§ **AVAILABLE DATA**
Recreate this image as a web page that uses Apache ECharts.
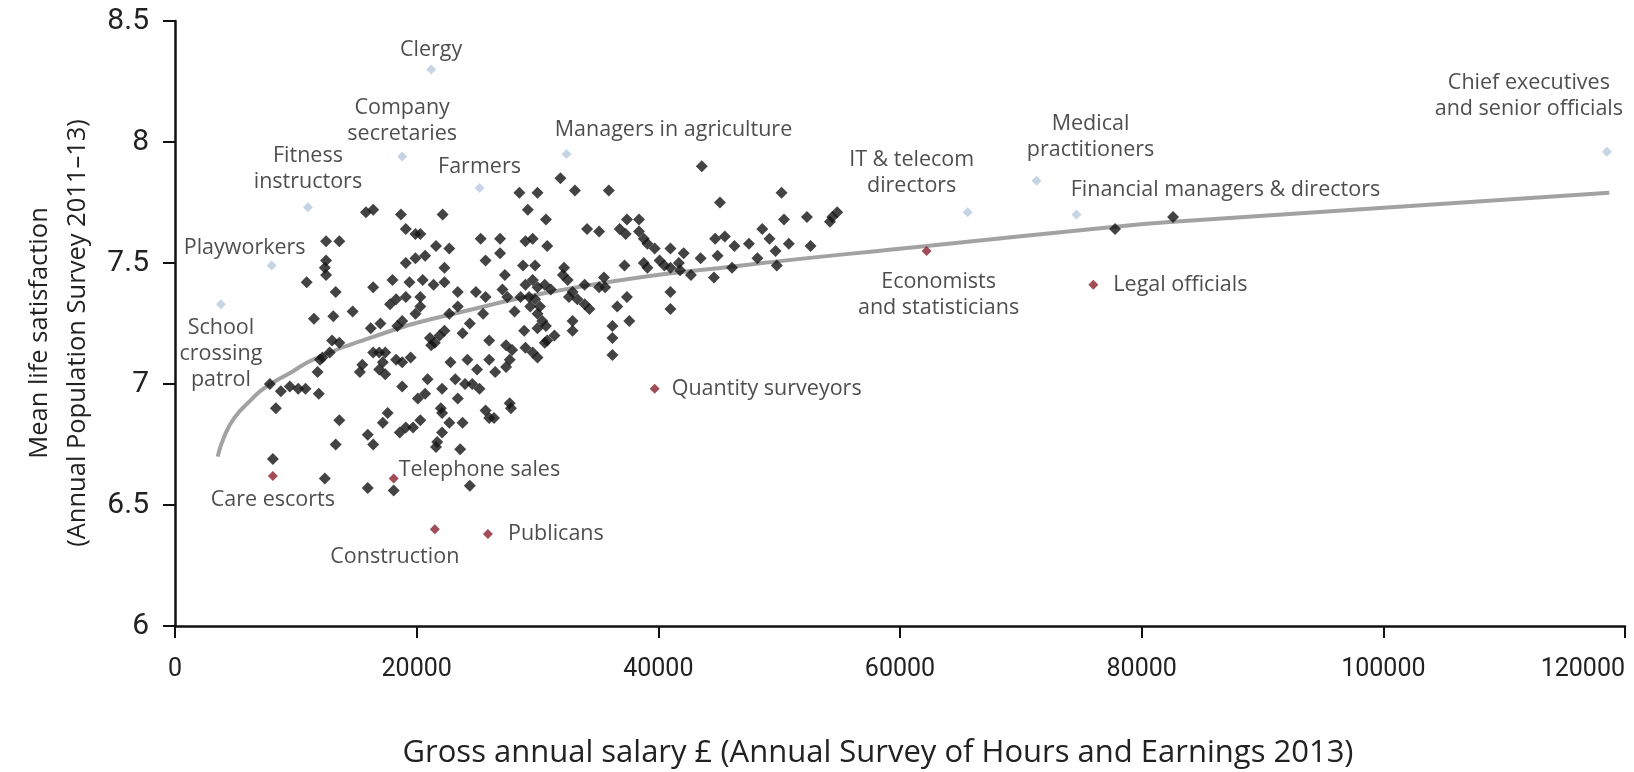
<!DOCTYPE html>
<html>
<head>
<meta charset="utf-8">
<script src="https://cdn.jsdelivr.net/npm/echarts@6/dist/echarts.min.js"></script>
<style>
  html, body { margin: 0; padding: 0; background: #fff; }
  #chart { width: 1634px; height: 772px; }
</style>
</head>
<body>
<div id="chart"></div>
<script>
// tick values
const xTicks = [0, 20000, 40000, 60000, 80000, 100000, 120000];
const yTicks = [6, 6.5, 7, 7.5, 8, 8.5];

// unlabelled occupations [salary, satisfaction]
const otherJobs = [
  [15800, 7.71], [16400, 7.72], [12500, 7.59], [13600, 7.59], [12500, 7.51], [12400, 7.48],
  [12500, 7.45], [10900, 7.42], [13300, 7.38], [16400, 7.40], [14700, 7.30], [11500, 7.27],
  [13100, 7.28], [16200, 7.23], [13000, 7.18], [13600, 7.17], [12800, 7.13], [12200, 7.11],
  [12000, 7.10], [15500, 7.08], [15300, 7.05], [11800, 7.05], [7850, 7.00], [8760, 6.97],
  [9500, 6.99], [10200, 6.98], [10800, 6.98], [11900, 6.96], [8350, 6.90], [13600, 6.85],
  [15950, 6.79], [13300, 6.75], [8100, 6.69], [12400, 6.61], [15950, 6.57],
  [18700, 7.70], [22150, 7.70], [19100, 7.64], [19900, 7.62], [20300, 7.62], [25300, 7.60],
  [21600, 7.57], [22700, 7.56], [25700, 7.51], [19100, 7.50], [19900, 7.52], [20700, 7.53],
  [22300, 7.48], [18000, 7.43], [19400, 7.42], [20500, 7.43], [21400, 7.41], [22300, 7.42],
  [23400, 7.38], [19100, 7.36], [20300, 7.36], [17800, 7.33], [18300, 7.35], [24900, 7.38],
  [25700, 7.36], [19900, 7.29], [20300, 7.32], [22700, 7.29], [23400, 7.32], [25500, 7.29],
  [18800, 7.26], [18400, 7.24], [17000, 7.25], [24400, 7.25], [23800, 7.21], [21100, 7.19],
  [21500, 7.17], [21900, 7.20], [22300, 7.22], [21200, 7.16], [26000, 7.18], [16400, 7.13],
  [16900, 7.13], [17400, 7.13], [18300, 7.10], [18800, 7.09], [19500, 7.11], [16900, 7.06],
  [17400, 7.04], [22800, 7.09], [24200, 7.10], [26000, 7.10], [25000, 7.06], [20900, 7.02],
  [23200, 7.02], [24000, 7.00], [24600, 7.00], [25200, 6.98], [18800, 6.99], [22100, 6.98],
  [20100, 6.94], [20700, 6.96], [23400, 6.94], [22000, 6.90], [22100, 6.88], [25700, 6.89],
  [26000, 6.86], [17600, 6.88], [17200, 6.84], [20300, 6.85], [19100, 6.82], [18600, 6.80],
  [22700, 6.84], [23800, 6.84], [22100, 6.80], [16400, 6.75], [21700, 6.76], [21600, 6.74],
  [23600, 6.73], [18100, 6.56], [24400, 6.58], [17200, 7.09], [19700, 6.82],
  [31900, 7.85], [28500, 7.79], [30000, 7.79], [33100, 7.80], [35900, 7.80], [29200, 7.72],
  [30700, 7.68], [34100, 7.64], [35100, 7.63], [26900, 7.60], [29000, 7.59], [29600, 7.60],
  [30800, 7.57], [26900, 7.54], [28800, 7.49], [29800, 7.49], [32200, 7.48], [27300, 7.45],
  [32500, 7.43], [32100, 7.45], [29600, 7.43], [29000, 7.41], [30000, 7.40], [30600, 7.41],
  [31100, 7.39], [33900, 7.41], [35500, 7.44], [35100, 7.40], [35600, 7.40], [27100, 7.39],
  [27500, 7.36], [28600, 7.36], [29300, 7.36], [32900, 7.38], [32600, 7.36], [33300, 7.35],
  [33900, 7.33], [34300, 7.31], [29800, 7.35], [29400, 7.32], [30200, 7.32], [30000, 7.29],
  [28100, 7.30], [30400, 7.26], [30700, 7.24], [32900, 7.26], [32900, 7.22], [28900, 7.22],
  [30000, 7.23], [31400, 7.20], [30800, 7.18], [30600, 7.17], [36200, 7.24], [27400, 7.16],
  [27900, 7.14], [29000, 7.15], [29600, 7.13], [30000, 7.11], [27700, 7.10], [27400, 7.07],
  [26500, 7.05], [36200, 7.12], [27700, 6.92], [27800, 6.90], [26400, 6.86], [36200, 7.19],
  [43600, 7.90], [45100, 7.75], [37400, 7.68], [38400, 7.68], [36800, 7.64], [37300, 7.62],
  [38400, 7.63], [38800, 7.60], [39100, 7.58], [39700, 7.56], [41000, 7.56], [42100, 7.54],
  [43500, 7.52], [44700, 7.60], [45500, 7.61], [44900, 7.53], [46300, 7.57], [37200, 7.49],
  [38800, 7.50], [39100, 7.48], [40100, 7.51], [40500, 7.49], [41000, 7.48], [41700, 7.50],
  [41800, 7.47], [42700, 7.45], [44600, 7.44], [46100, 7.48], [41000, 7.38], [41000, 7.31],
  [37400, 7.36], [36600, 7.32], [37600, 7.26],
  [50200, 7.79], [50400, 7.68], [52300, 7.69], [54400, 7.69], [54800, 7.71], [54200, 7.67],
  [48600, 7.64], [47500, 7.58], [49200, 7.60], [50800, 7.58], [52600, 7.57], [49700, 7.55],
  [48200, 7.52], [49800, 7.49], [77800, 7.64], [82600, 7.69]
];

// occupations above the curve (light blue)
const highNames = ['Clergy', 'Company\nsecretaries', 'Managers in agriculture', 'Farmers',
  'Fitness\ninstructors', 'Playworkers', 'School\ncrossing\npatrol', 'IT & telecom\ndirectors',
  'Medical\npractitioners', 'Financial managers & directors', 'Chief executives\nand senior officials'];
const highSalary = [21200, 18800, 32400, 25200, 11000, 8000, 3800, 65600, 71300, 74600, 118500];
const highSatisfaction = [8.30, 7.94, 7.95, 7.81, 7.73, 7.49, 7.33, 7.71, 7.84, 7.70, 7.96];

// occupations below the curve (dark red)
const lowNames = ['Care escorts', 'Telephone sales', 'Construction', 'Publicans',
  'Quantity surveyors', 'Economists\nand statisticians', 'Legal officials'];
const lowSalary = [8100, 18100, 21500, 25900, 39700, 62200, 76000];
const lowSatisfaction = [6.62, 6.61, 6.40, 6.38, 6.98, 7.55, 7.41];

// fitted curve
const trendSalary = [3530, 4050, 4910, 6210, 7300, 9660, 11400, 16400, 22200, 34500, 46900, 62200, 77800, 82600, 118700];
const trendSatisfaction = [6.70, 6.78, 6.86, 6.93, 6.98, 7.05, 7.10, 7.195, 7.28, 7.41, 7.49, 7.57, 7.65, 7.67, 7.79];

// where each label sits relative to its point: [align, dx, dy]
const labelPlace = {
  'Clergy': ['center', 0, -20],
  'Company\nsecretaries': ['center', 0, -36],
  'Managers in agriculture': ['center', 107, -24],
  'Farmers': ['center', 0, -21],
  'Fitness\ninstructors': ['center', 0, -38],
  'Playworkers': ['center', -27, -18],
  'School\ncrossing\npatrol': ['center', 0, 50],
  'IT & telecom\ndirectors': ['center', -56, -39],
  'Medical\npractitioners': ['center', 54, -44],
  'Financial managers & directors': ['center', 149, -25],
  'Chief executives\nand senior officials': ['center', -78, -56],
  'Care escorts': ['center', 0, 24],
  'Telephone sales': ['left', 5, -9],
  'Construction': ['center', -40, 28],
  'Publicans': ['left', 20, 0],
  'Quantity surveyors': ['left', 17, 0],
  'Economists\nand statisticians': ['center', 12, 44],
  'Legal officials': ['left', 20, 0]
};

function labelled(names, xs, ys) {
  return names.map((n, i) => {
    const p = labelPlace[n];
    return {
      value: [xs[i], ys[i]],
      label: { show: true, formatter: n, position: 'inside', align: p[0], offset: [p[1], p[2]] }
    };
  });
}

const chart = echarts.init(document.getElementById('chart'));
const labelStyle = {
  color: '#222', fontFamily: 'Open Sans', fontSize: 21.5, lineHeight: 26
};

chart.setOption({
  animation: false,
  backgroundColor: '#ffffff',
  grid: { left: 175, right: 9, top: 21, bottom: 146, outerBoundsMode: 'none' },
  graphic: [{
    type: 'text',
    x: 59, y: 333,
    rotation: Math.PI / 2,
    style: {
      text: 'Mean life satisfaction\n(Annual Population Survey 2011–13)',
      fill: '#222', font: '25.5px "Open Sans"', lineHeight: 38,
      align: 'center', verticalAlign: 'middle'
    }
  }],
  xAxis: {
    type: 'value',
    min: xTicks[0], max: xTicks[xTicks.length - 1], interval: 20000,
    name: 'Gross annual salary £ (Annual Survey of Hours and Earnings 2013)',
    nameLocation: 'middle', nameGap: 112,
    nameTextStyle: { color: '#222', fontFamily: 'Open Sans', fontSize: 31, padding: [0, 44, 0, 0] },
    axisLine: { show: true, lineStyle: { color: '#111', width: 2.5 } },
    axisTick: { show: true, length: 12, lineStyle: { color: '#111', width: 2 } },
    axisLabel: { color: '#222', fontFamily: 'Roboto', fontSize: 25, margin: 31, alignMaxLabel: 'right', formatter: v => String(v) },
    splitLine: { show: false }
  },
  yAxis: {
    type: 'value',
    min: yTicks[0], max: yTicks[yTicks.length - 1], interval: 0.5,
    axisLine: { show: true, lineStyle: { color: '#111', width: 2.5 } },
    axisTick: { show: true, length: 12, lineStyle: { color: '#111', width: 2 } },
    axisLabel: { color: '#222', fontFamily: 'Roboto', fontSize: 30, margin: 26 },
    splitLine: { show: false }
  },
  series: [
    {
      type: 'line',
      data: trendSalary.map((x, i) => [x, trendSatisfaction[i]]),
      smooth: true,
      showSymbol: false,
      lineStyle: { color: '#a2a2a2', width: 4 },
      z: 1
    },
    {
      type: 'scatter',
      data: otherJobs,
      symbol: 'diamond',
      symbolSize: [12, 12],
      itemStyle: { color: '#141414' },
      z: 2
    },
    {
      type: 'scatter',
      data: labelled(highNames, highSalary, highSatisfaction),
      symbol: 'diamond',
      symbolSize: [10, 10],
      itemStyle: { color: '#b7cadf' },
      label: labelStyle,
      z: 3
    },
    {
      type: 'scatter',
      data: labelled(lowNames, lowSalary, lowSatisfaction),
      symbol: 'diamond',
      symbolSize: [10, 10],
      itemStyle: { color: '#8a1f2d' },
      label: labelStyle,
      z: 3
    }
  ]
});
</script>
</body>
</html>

§ **EXERCISE**
Pictures excluded, repeat exactly the lines from the top of the material through the line with "const yTicks = [6, 6.5, 7, 7.5, 8, 8.5];", including both of those lines.

§ **EXERCISE OUTPUT**
Recreate this image as a web page that uses Apache ECharts.
<!DOCTYPE html>
<html>
<head>
<meta charset="utf-8">
<script src="https://cdn.jsdelivr.net/npm/echarts@6/dist/echarts.min.js"></script>
<style>
  html, body { margin: 0; padding: 0; background: #fff; }
  #chart { width: 1634px; height: 772px; }
</style>
</head>
<body>
<div id="chart"></div>
<script>
// tick values
const xTicks = [0, 20000, 40000, 60000, 80000, 100000, 120000];
const yTicks = [6, 6.5, 7, 7.5, 8, 8.5];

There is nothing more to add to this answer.